'Hunger Games' team become the next to tackle Homer's 'Odyssey'

Lionsgate has announced it will adapt Homer's 'The Odyssey' for the big screen.

Joel Ryan/AP
Francis Lawrence directed three of the four "Hunger Games" films.

One of literature's most celebrated sagas is coming to a theater near you.

Lionsgate has announced it will adapt Homer's epic poem "The Odyssey," for the big screen.

It's a grand feat to accomplish, and to accomplish it, Lionsgate has enlisted its A-Team, the trio behind another book-to-movie hit, "The Hunger Games." According to reports, Francis Lawrence, who directed three of the four "Hunger Games" films, will direct the film version of "The Odyssey"; Peter Craig, who co-scripted the two installments of "Mockingjay," will write; and Nina Jacobson will produce.
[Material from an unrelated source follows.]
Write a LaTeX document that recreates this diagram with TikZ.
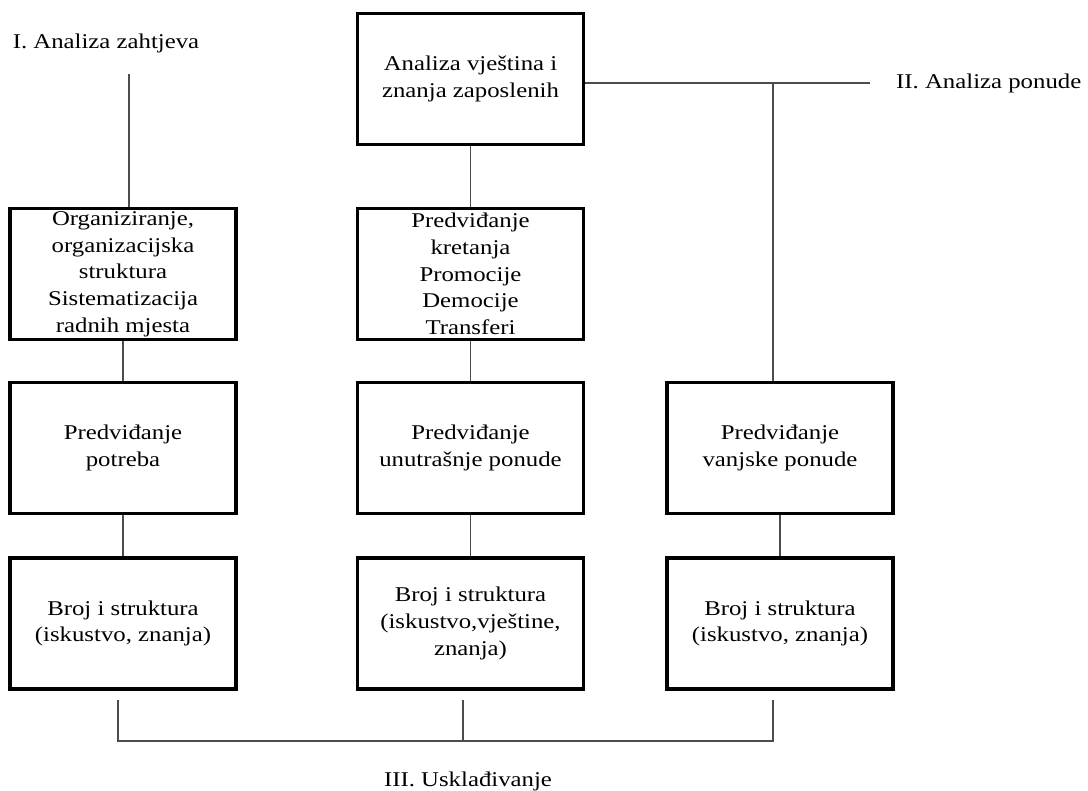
\documentclass[tikz,border=0pt]{standalone}
\usepackage{fontspec}
\setmainfont{Liberation Serif}[FakeStretch=1.18]
\begin{document}
\begin{tikzpicture}[x=1pt,y=-1pt,
  box/.style={draw=black, line width=3.5pt, minimum width=226pt, minimum height=131pt,
    inner sep=0pt, align=center, font=\fontsize{21}{26.7}\selectfont},
  lbl/.style={inner sep=0pt, font=\fontsize{21}{26.7}\selectfont},
  conn/.style={draw=black!70, line width=1.4pt}]
\useasboundingbox (0,0) rectangle (1088,791);
% boxes
\node[box] (top) at (470.5,79) {Analiza vještina i\\znanja zaposlenih};
\node[box] (l1) at (123,274) {Organiziranje,\\organizacijska\\struktura\\Sistematizacija\\radnih mjesta};
\node[box] (c1) at (470.5,274) {Predviđanje\\kretanja\\Promocije\\Democije\\Transferi};
\node[box] (l2) at (123,448) {Predviđanje\\potreba};
\node[box] (c2) at (470.5,448) {Predviđanje\\unutrašnje ponude};
\node[box] (r2) at (780,448) {Predviđanje\\vanjske ponude};
\node[box] (l3) at (123,623.5) {Broj i struktura\\(iskustvo, znanja)};
\node[box] (c3) at (470.5,623.5) {Broj i struktura\\(iskustvo,vještine,\\znanja)};
\node[box] (r3) at (780,623.5) {Broj i struktura\\(iskustvo, znanja)};
% labels
\node[lbl] (la) at (106,43) {I. Analiza zahtjeva};
\node[lbl, anchor=west] (lb) at (896,83) {II. Analiza ponude};
\node[lbl] (lc) at (468,781) {III. Usklađivanje};
% coordinates
\coordinate (a1) at (129,74);
\coordinate (h1) at (773,83);
\coordinate (h2) at (870,83);
\coordinate (b1) at (118,700);
\coordinate (b2) at (463,700);
\coordinate (b3) at (773,700);
\coordinate (d1) at (118,741);
\coordinate (d2) at (463,741);
\coordinate (d3) at (773,741);
% connectors
\draw[conn] (a1) -- (a1 |- l1.north);
\draw[conn] (top.south) -- (c1.north);
\draw[conn] (top.east |- h1) -- (h2);
\draw[conn] (h1) -- (h1 |- r2.north);
\draw[conn] (l1.south) -- (l2.north);
\draw[conn] (c1.south) -- (c2.north);
\draw[conn] (l2.south) -- (l3.north);
\draw[conn] (c2.south) -- (c3.north);
\draw[conn] (r2.south) -- (r3.north);
\draw[conn] (b1) -- (d1) -- (d3) -- (b3);
\draw[conn] (b2) -- (d2);
\end{tikzpicture}
\end{document}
Unlike Greek hero Odysseus' journey, the film is expected to move quickly: According to Deadline.com, "The plan is to begin production early next year, right after the filmmakers complete promotion of Mockingjay – Part 2, which will be released November 20."

Homer's epic poem, "The Odyssey" follows the Greek hero Odysseus, on his perilous journey home to Ithaca after the Trojan War and the fall of Troy. His 10-year journey is the stuff of legend: In the saga, Odysseus, also referred to by his Latin name, Ulysses, wrangles with Olympian gods, is taken captive by nymph Calypso, must escape from the grasp of a Cyclops, and more. All the while, back home in Ithaca, he is assumed dead, and his wife Penelope are forced to fend off suitors.  

"The Odyssey," which Homer is believed to have composed in the 8th century BC, is the second-oldest extant work of literature in the Western world, after "The Iliad."

Bringing a celebrated ancient masterpiece to modern audiences is no small feat – but it's not the first time it's been attempted. In fact, far from it.

It turns out numerous filmmakers have attempted to adapt the epic poem. As Bustle points out, There's been a TV series version, a 2006 movie version that consisted of a collection of short films, each telling different story from the epic, created with a different filmmaker. Perhaps the most famous was the 1954 Ulysses, starring Kirk Douglas. That's not counting all the films inspired by "The Odyssey," including the Coen brothers’ "O Brother, Where Art Thou." And there are rumors of a rival adaptation in development at Warner Bros.

More ways to enjoy one of history's most celebrated works of literature? That can only be a good thing.